Word of the day – tittle

tittle, noun = a small mark in printing or writing, especially a diacritic

Origin: from Latin titulus – label

I came across this word while researching the origin of the dot on the letters i and j, which is known as a tittle. This diacritic was apparently first used to distinguish the letter i from other letters in Latin manuscripts during the 11th century. Originally the tittle was bigger, but was reduced in size gradually until it reached its current dimensions.

Source: Wikipedia

This entry was posted in English, Language, Words and phrases.

3 Responses to Word of the day – tittle

  1. Adam says:

    In 1927 The Turkish language switched from an Arabic alphabet to a latin alphabet. The designer(s) of this alphabet chose to have two versions of the letter i, one with the tittle and one without. They chose to do this instead of incorporating an addtional grapheme for the different sound. (Since then, a few other alphabets have been designed like this.)

    I wonder if this distinction had ever been done before in the history of the latin alphabet, and why it was chosen for Turkish. Does this work well? By using the tittle as a pronunciation diacritic, are there any issues in reading clarity?

  2. TJ says:

    Well, I don’t know much about this tittle but I figured out that now in modern languages that use graves and accents and umlauts, usually replace this tittle of the “I” with the desired symbol.

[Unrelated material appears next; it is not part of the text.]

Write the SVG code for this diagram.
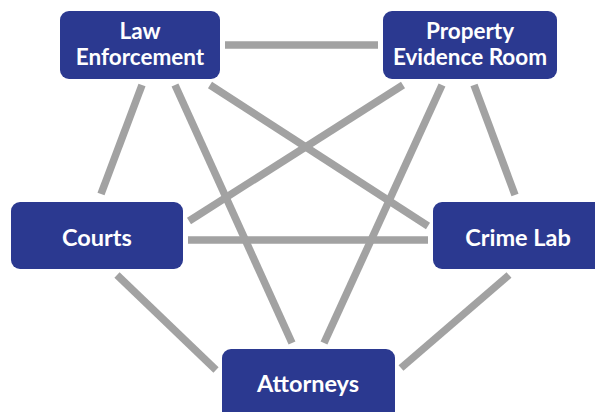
<svg xmlns="http://www.w3.org/2000/svg" width="595" height="412" viewBox="0 0 595 412">
<style>
.node rect{fill:#2b3990;}
.node text{fill:#ffffff;font-family:Lato,"Open Sans","Liberation Sans",sans-serif;font-weight:700;font-size:23.5px;text-anchor:middle;}
.node text.two{font-size:22.5px;}
.edges line{stroke:#a2a2a2;stroke-width:7.5;stroke-linecap:butt;}
</style>
<rect x="0" y="0" width="595" height="412" fill="#ffffff"/>
<g class="edges" id="connectors">
<line x1="225" y1="45" x2="378" y2="45"/>
<line x1="142" y1="85" x2="101" y2="194"/>
<line x1="175" y1="85" x2="292" y2="343"/>
<line x1="210" y1="85" x2="428" y2="226"/>
<line x1="403" y1="85" x2="189" y2="221"/>
<line x1="442" y1="85" x2="324" y2="343"/>
<line x1="474" y1="85" x2="515" y2="195"/>
<line x1="188" y1="240" x2="428" y2="240"/>
<line x1="117" y1="275" x2="216" y2="370"/>
<line x1="509" y1="275" x2="401" y2="368"/>
</g>
<g class="node" id="law-enforcement">
<rect x="60" y="11" width="160" height="68" rx="9"/>
<text class="two" x="140" y="39">Law</text>
<text class="two" x="140" y="64.5">Enforcement</text>
</g>
<g class="node" id="property-evidence-room">
<rect x="383" y="11" width="174" height="68" rx="9"/>
<text class="two" x="470" y="39">Property</text>
<text class="two" x="470" y="64.5">Evidence Room</text>
</g>
<g class="node" id="courts">
<rect x="11" y="202" width="172" height="67" rx="9"/>
<text x="97" y="246">Courts</text>
</g>
<g class="node" id="crime-lab">
<rect x="433" y="202" width="172" height="67" rx="9"/>
<text x="518" y="246">Crime Lab</text>
</g>
<g class="node" id="attorneys">
<rect x="222" y="349" width="173" height="72" rx="9"/>
<text x="308" y="392">Attorneys</text>
</g>
</svg>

    In Arabic, the story of the dotted-letters is somehow similar to that of latin. Arabic in old days was written completely with no dots. Then at the time of the Umayyad Empire or the 4th Caliphate (as assigned by Sunni muslims), the caliphate Ali ben Abi-Tálib ordered that dots should be added to letters to distinguish which is which. Others have some other stories to tell but this is our convention here. Nowadays, as an art of calligraphy, some calligraphers write a piece of work with no dots, just as an art and to make it look ancient to the imagination!
    It is good to note out that Arabic letters before the dots were distinguished completely by the shape only, but after adding the dots, the shapes were unified for some letters but only a dot is different, and thus I think the dot-adding made it easier not only to disnguish letters, but also to give standard shape and drawing for the letters.

  3. Concerning the evolution of “i” in the Latin alphabet, there is an excellent visual source of ancient Latin scripts (scans of old parchments, from the 4th to the 18th century) at http://www.unigre.it/pubblicazioni/lasala/index.htm , which also provides a transcription of each sample document and, for some of them, a translation too.

    The comment to one of the samples, namely Gothica libraria (1295), still featuring a tittleless “i”, says: “(…) this script becomes difficult to read: for example, the letters “i”, “n”, “m” and “u” cannot be easily distinguished because it is difficult to separate mentally the various vertical strokes (…)”.

    Among the samples shown in the website, the earliest one in which the tittle appears is the mid 16th century Humanistica cursiva. An earlier Gothica cursiva (14th century) features what might look like large tittles, but really are abbreviations.

    I have no knowledge of paleography, but one thing I often noticed trying to read late medieval (gothic) scripts, commonly used in books, is exactly what the aforesaid comment says: unless one already knows which words to look for, “i”, “n”, “m” and “u” are very easily mistakable.

    So I guess that a tittle may have been introduced for making “i” more easily readable, rather than for phonetic reasons.

    A question for TJ: do you know whether any internet source has samples of documents featuring the original shape of early Arabic letters as mentioned in your post (i.e. without dots, all different)?